Amazon-owned streaming giant Twitch today announced the launch of a chat room feature that will exist outside the standard Twitch chat that lives on the righthand side of live streams. The company is calling the new product Rooms, and these chats will be both public and private chats streamers can set up for viewers and subscribers to interact with a streamer and each other around dedicated topics or themes. For instance, a streamer could set up a chat room specifically for subscribers only and leave it open 24 hours a day, even when that streamer is not live, so discussions can take place at around the clock and even when the channel is inactive.

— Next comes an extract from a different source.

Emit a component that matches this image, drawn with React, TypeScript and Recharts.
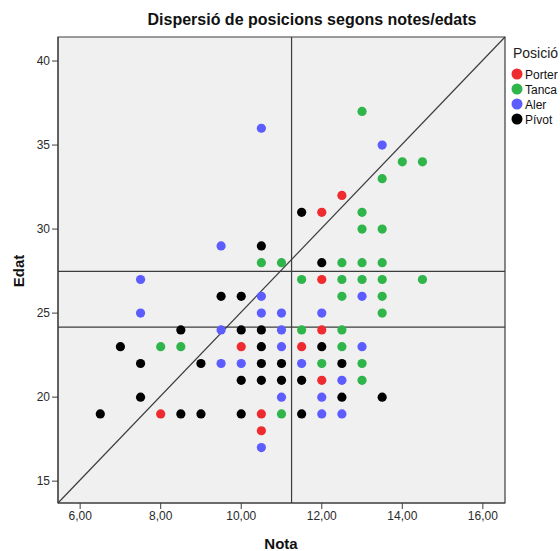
import React from "react";
import {
  CartesianGrid,
  ReferenceArea,
  ReferenceLine,
  Scatter,
  ScatterChart,
  XAxis,
  YAxis,
} from "recharts";

type Punt = { nota: number; edat: number };

const porter: Punt[] = [
  { nota: 12.5, edat: 32 },
  { nota: 12, edat: 31 },
  { nota: 12, edat: 27 },
  { nota: 12, edat: 24 },
  { nota: 10, edat: 23 },
  { nota: 11.5, edat: 23 },
  { nota: 12, edat: 21 },
  { nota: 8, edat: 19 },
  { nota: 10.5, edat: 19 },
  { nota: 10.5, edat: 18 },
];

const tanca: Punt[] = [
  { nota: 13, edat: 37 },
  { nota: 14, edat: 34 },
  { nota: 14.5, edat: 34 },
  { nota: 13.5, edat: 33 },
  { nota: 13, edat: 31 },
  { nota: 13, edat: 30 },
  { nota: 13.5, edat: 30 },
  { nota: 10.5, edat: 28 },
  { nota: 11, edat: 28 },
  { nota: 12.5, edat: 28 },
  { nota: 13, edat: 28 },
  { nota: 13.5, edat: 28 },
  { nota: 11.5, edat: 27 },
  { nota: 12.5, edat: 27 },
  { nota: 13, edat: 27 },
  { nota: 13.5, edat: 27 },
  { nota: 14.5, edat: 27 },
  { nota: 12.5, edat: 26 },
  { nota: 13.5, edat: 26 },
  { nota: 13.5, edat: 25 },
  { nota: 11.5, edat: 24 },
  { nota: 12.5, edat: 24 },
  { nota: 8, edat: 23 },
  { nota: 8.5, edat: 23 },
  { nota: 12.5, edat: 23 },
  { nota: 12, edat: 22 },
  { nota: 13, edat: 22 },
  { nota: 13, edat: 21 },
  { nota: 11, edat: 19 },
];

const aler: Punt[] = [
  { nota: 10.5, edat: 36 },
  { nota: 13.5, edat: 35 },
  { nota: 9.5, edat: 29 },
  { nota: 7.5, edat: 27 },
  { nota: 10.5, edat: 26 },
  { nota: 13, edat: 26 },
  { nota: 7.5, edat: 25 },
  { nota: 10.5, edat: 25 },
  { nota: 11, edat: 25 },
  { nota: 12, edat: 25 },
  { nota: 9.5, edat: 24 },
  { nota: 11, edat: 24 },
  { nota: 11, edat: 23 },
  { nota: 13, edat: 23 },
  { nota: 9.5, edat: 22 },
  { nota: 10, edat: 22 },
  { nota: 11.5, edat: 22 },
  { nota: 12.5, edat: 21 },
  { nota: 11, edat: 20 },
  { nota: 12, edat: 20 },
  { nota: 12, edat: 19 },
  { nota: 12.5, edat: 19 },
  { nota: 10.5, edat: 17 },
];

const pivot: Punt[] = [
  { nota: 11.5, edat: 31 },
  { nota: 10.5, edat: 29 },
  { nota: 12, edat: 28 },
  { nota: 9.5, edat: 26 },
  { nota: 10, edat: 26 },
  { nota: 8.5, edat: 24 },
  { nota: 10, edat: 24 },
  { nota: 10.5, edat: 24 },
  { nota: 7, edat: 23 },
  { nota: 10.5, edat: 23 },
  { nota: 12, edat: 23 },
  { nota: 7.5, edat: 22 },
  { nota: 9, edat: 22 },
  { nota: 10.5, edat: 22 },
  { nota: 11, edat: 22 },
  { nota: 12.5, edat: 22 },
  { nota: 10, edat: 21 },
  { nota: 10.5, edat: 21 },
  { nota: 11, edat: 21 },
  { nota: 11.5, edat: 21 },
  { nota: 7.5, edat: 20 },
  { nota: 12.5, edat: 20 },
  { nota: 13.5, edat: 20 },
  { nota: 6.5, edat: 19 },
  { nota: 8.5, edat: 19 },
  { nota: 9, edat: 19 },
  { nota: 10, edat: 19 },
  { nota: 11.5, edat: 19 },
];

const posicions = ["Porter", "Tanca", "Aler", "Pívot"];
const colors = ["#ef2b2f", "#2fb54a", "#5c5cff", "#000000"];
const series = [porter, tanca, aler, pivot];

const notaTicks = [6, 8, 10, 12, 14, 16];
const edatTicks = [15, 20, 25, 30, 35, 40];
const notaDomain: [number, number] = [5.45, 16.55];
const edatDomain: [number, number] = [13.7, 41.43];

// reference lines (mean nota, two age cuts)
const notaMitjana = 11.25;
const edatTalls = [27.48, 24.17];

const font = "'Liberation Sans', Arial, sans-serif";
const lineColor = "#3c3c3c";

const Dot = (props: any) => {
  const { cx, cy, fill } = props;
  if (cx == null || cy == null) return null;
  return <circle cx={cx} cy={cy} r={4.6} fill={fill} />;
};

export default function App() {
  return (
    <div style={{ position: "absolute", left: 0, top: 0, width: 560, height: 551, fontFamily: font }}>
      <ScatterChart width={560} height={551} margin={{ top: 37, right: 55, bottom: 0, left: 0 }}>
        <CartesianGrid fill="#f0f0f0" horizontal={false} vertical={false} />
        <XAxis
          type="number"
          dataKey="nota"
          domain={notaDomain}
          ticks={notaTicks}
          allowDataOverflow
          height={48}
          stroke={lineColor}
          tickSize={6}
          tick={{ fontSize: 12, fill: "#2a2a2a", fontFamily: font }}
          tickFormatter={(v: number) => v.toFixed(2).replace(".", ",")}
        />
        <YAxis
          type="number"
          dataKey="edat"
          domain={edatDomain}
          ticks={edatTicks}
          allowDataOverflow
          width={58}
          stroke={lineColor}
          tickSize={6}
          tick={{ fontSize: 12, fill: "#2a2a2a", fontFamily: font }}
        />
        <ReferenceArea
          x1={notaDomain[0]}
          x2={notaDomain[1]}
          y1={edatDomain[0]}
          y2={edatDomain[1]}
          fill="none"
          stroke={lineColor}
          strokeWidth={1.2}
        />
        <ReferenceLine x={notaMitjana} stroke={lineColor} strokeWidth={1.2} />
        {edatTalls.map((y) => (
          <ReferenceLine key={y} y={y} stroke={lineColor} strokeWidth={1.2} />
        ))}
        <ReferenceLine
          segment={[
            { x: notaDomain[0], y: edatDomain[0] },
            { x: notaDomain[1], y: edatDomain[1] },
          ]}
          stroke={lineColor}
          strokeWidth={1.2}
        />
        {series.map((data, i) => (
          <Scatter
            key={posicions[i]}
            name={posicions[i]}
            data={data}
            fill={colors[i]}
            shape={Dot}
            isAnimationActive={false}
          />
        ))}
        <text x={312} y={25} textAnchor="middle" fontSize={16} fontWeight="bold" fontFamily={font} fill="#111">
          Dispersió de posicions segons notes/edats
        </text>
        <text
          x={18}
          y={271}
          transform="rotate(-90 18 271)"
          textAnchor="middle"
          dominantBaseline="central"
          fontSize={15}
          fontWeight="bold"
          fontFamily={font}
          fill="#111"
        >
          Edat
        </text>
        <text x={281} y={549} textAnchor="middle" fontSize={15} fontWeight="bold" fontFamily={font} fill="#111">
          Nota
        </text>
        <text x={513} y={58} fontSize={14} fontFamily={font} fill="#222">
          Posició
        </text>
        {posicions.map((p, i) => (
          <g key={p}>
            <circle cx={517} cy={74 + i * 15} r={5.5} fill={colors[i]} />
            <text x={525} y={78.5 + i * 15} fontSize={12} fontFamily={font} fill="#111">
              {p}
            </text>
          </g>
        ))}
      </ScatterChart>
    </div>
  );
}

Twitch first announced the feature back at its annual developer and fan conference, TwitchCon, in October of last year. Starting today, Rooms will be available for all users worldwide on the web and on mobile, with the feature coming to Twitch’s desktop client some time in the near future, the company says. “Whether you want a room for spoilers, permanent sub-only chat, or even a room for moderators to sharpen their swords, rooms lets streamers set a topic and choose who has access,” writes Brian Petrocelli, a member of Twitch’s product marketing team, in a blog post. “Plus it’s just like stream chat, all your badges and emotes carry over.”

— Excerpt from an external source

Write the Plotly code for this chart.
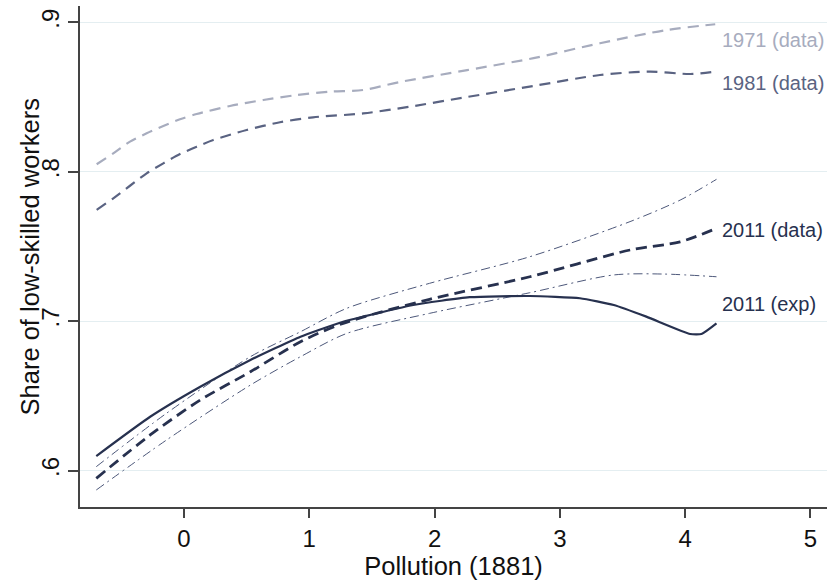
import plotly.graph_objects as go

# 1971 (data)
x1971 = [-0.697, -0.564, -0.431, -0.298, -0.165, -0.032, 0.101, 0.367, 0.633, 0.899, 1.165, 1.43, 1.72, 2.26, 2.79, 3.32, 3.85, 4.24]
y1971 = [0.8050, 0.8123, 0.8201, 0.8257, 0.8306, 0.8351, 0.8386, 0.8440, 0.8480, 0.8513, 0.8536, 0.8547, 0.8600, 0.8680, 0.8760, 0.8860, 0.8948, 0.8987]

# 1981 (data)
x1981 = [-0.697, -0.564, -0.431, -0.298, -0.165, -0.032, 0.101, 0.234, 0.50, 0.766, 1.03, 1.43, 1.80, 2.26, 2.79, 3.32, 3.72, 4.04, 4.24]
y1981 = [0.7745, 0.7822, 0.7906, 0.7989, 0.8056, 0.8118, 0.8167, 0.8212, 0.8279, 0.8331, 0.8364, 0.8390, 0.8435, 0.8500, 0.8574, 0.8647, 0.8670, 0.8654, 0.8670]

# 2011 (exp)
xexp = [-0.70, -0.27, 0.13, 0.53, 0.93, 1.27, 1.43, 1.83, 2.28, 2.76, 3.16, 3.43, 3.69, 4.04, 4.13, 4.25]
yexp = [0.6097, 0.6360, 0.6561, 0.6740, 0.6896, 0.6996, 0.7030, 0.7108, 0.7160, 0.7168, 0.7153, 0.7108, 0.7030, 0.6914, 0.6914, 0.6985]

# 2011 (data)
xdat = [-0.70, -0.27, 0.13, 0.53, 0.93, 1.27, 1.96, 2.76, 3.56, 3.96, 4.25]
ydat = [0.5948, 0.6238, 0.6472, 0.6661, 0.6862, 0.6985, 0.7146, 0.7297, 0.7476, 0.7531, 0.7621]

# 2011 (data) confidence band
xci_hi = [-0.70, -0.14, 0.53, 0.93, 1.30, 1.96, 2.76, 3.56, 3.96, 4.25]
yci_hi = [0.6026, 0.6383, 0.6762, 0.6929, 0.7086, 0.7253, 0.7431, 0.7666, 0.7810, 0.7949]
xci_lo = [-0.70, -0.14, 0.53, 0.93, 1.30, 1.96, 2.76, 3.43, 3.83, 4.25]
yci_lo = [0.5870, 0.6204, 0.6572, 0.6762, 0.6918, 0.7052, 0.7190, 0.7309, 0.7315, 0.7297]

label_text = ["1971 (data)", "1981 (data)", "2011 (data)", "2011 (exp)"]
label_y = [0.8882, 0.8595, 0.7613, 0.7115]

xticks = [0, 1, 2, 3, 4, 5]
yticks = [0.6, 0.7, 0.8, 0.9]
ytick_text = [".6", ".7", ".8", ".9"]

c1971 = "#a7acbe"
c1981 = "#5a6382"
c2011 = "#27314f"
cci = "#4d587a"

fig = go.Figure()
sm = 0.8
fig.add_trace(go.Scatter(x=xci_hi, y=yci_hi, mode="lines", line=dict(color=cci, width=1, dash="9px,4px,2px,4px", shape="spline", smoothing=sm), showlegend=False))
fig.add_trace(go.Scatter(x=xci_lo, y=yci_lo, mode="lines", line=dict(color=cci, width=1, dash="9px,4px,2px,4px", shape="spline", smoothing=sm), showlegend=False))
fig.add_trace(go.Scatter(x=x1971, y=y1971, mode="lines", line=dict(color=c1971, width=2.2, dash="11px,7px", shape="spline", smoothing=sm), showlegend=False))
fig.add_trace(go.Scatter(x=x1981, y=y1981, mode="lines", line=dict(color=c1981, width=2.2, dash="11px,7px", shape="spline", smoothing=sm), showlegend=False))
fig.add_trace(go.Scatter(x=xdat, y=ydat, mode="lines", line=dict(color=c2011, width=2.8, dash="11px,6px", shape="spline", smoothing=sm), showlegend=False))
fig.add_trace(go.Scatter(x=xexp, y=yexp, mode="lines", line=dict(color=c2011, width=2.2, shape="spline", smoothing=0.5), showlegend=False))

label_colors = [c1971, c1981, c2011, c2011]
font_fam = "Arial, Liberation Sans, sans-serif"
for t, yv, col in zip(label_text, label_y, label_colors):
    fig.add_annotation(x=4.28, y=yv, text=t, showarrow=False, xanchor="left", yanchor="middle",
                       font=dict(size=20, color=col, family=font_fam))

fig.add_annotation(xref="paper", yref="paper", x=-0.067, y=0.5, text="Share of low-skilled workers",
                   textangle=-90, showarrow=False, xanchor="center", yanchor="middle",
                   font=dict(size=25.5, color="#111111", family=font_fam))

fig.update_layout(
    width=827, height=581,
    margin=dict(l=80, r=0, t=6, b=74),
    plot_bgcolor="white", paper_bgcolor="white",
    font=dict(family=font_fam, color="#111111"),
    xaxis=dict(range=[-0.83, 5.132], tickvals=xticks, ticks="outside", ticklen=9, tickwidth=1.5,
               tickcolor="#444444", showline=True, linecolor="#444444", linewidth=1.8,
               showgrid=False, zeroline=False, tickfont=dict(size=24),
               title=dict(text="Pollution (1881)", font=dict(size=25.5), standoff=0)),
    yaxis=dict(range=[0.5756, 0.9109], tickvals=yticks, ticktext=ytick_text, tickangle=-90,
               ticks="outside", ticklen=10, tickwidth=1.5, tickcolor="#444444",
               showline=True, linecolor="#444444", linewidth=1.8,
               showgrid=True, gridcolor="#e4eef1", gridwidth=1.3, zeroline=False,
               tickfont=dict(size=24)),
)

fig.write_html("out.html")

Twitch is borrowing chat and community features from Discord and Slack

The parallels to popular gaming-focused chat service Discord — and to a lesser extent the workplace chat and collaboration app Slack — are clear. Many of the web discussions taking place outside public-facing forums like Facebook, Tumblr, and Reddit are happening on places like Slack and Discord. Those services are by default private spaces organized by moderators in a fashion inspired by old-school internet relay chat. Twitch’s twist is to make its own chat rooms more customizable based on the needs of streamers and the requests of their fan bases.

It also benefits Twitch to capitalize on these viewership communities by keeping their discussions and overall fan activity on its own platform. The only way to do that is to build a similar product itself. The company says Rooms came about from community feedback regarding requested new features, and that the product “will be iterated on throughout the year.” Notably, Twitch says its community guidelines, which include recently revised policies around harassment and sexual behavior released earlier this month, apply to Rooms, as those policies are service-wide and applicable at every level, the company says.